Sleet Storms deals Cold damage, puts out fires that could deal DoT, creates difficult terrain, and disrupts the concentration of enemy spellcasters. Short of doing your taxes, it does everything you can ask of a crowd control spell. If it didn’t rely on enemies failing their Constitution saving throws, it would be even better.
7. Ice Knife
Another spell that suffers from relying on enemy failure rather than your party’s strength is Ice Knife. That said, Ice Knife will still explode and deal up to 12 Cold damage to enemies even if it doesn’t hit its target. When it explodes, it creates an ice surface that slows down your enemies. Also, if you don’t have See Invisibility, you can use Ice Knife’s icy surfaces to look for footprints left by invisible enemies.
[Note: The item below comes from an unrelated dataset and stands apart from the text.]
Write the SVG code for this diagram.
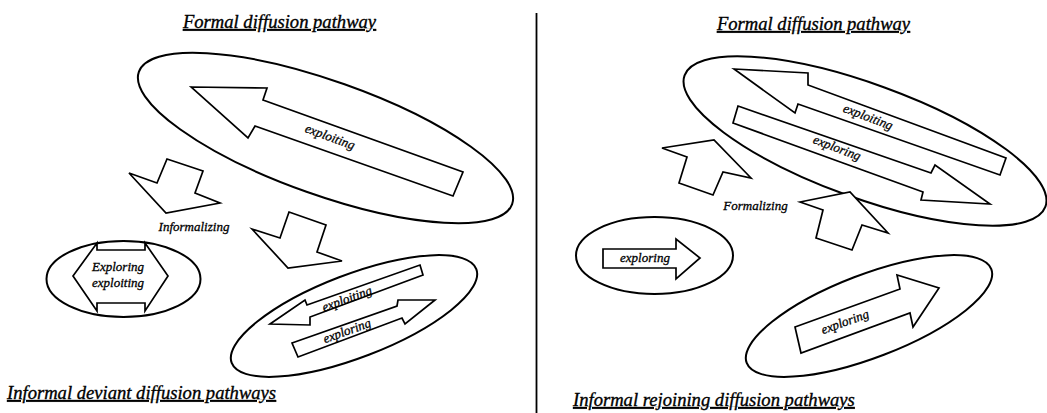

Counterspell doesn’t seem to get a mention elsewhere for being a good crowd-control spell, but it is amazing for crowd-control because of its versatility. When you add Counterspell to your character’s tool kit, you don’t have to plan ahead for what you’ll be using it for or expend an action to cast it. Since it nullifies other spells, you can deny enemy crowd control spells.
But negating damage and ruining enemy spell combos isn’t why Counterspell is here. Counterspell makes the cut because it can prevent an enemy from using Misty Step. You know, the spell they can use to move anywhere to open doors, call for reinforcements, or strike your party member that’s hanging on with 1 HP.
9. Arcane Lock
On the subject of doors, Baldur’s Gate 3‘s loading screen will remind you that fights can get bigger as they attract attention from other enemies. You can keep those enemies from entering the fray by casting Arcane Lock on a door. This also stops enemies you’re already fighting from retreating or calling for help.
Many spells have the requirement that a caster should be able to see the target. That includes damage spells coming to you, healing spells going to enemies, and Misty Steps. Darkness can make those spells useless for 10 turns, and it’s not just spell casters that Darkness denies damage from. Ranged attack characters will also be unable to shoot their arrows at your party. Well, unless an enemy is from a race that has Darkvision.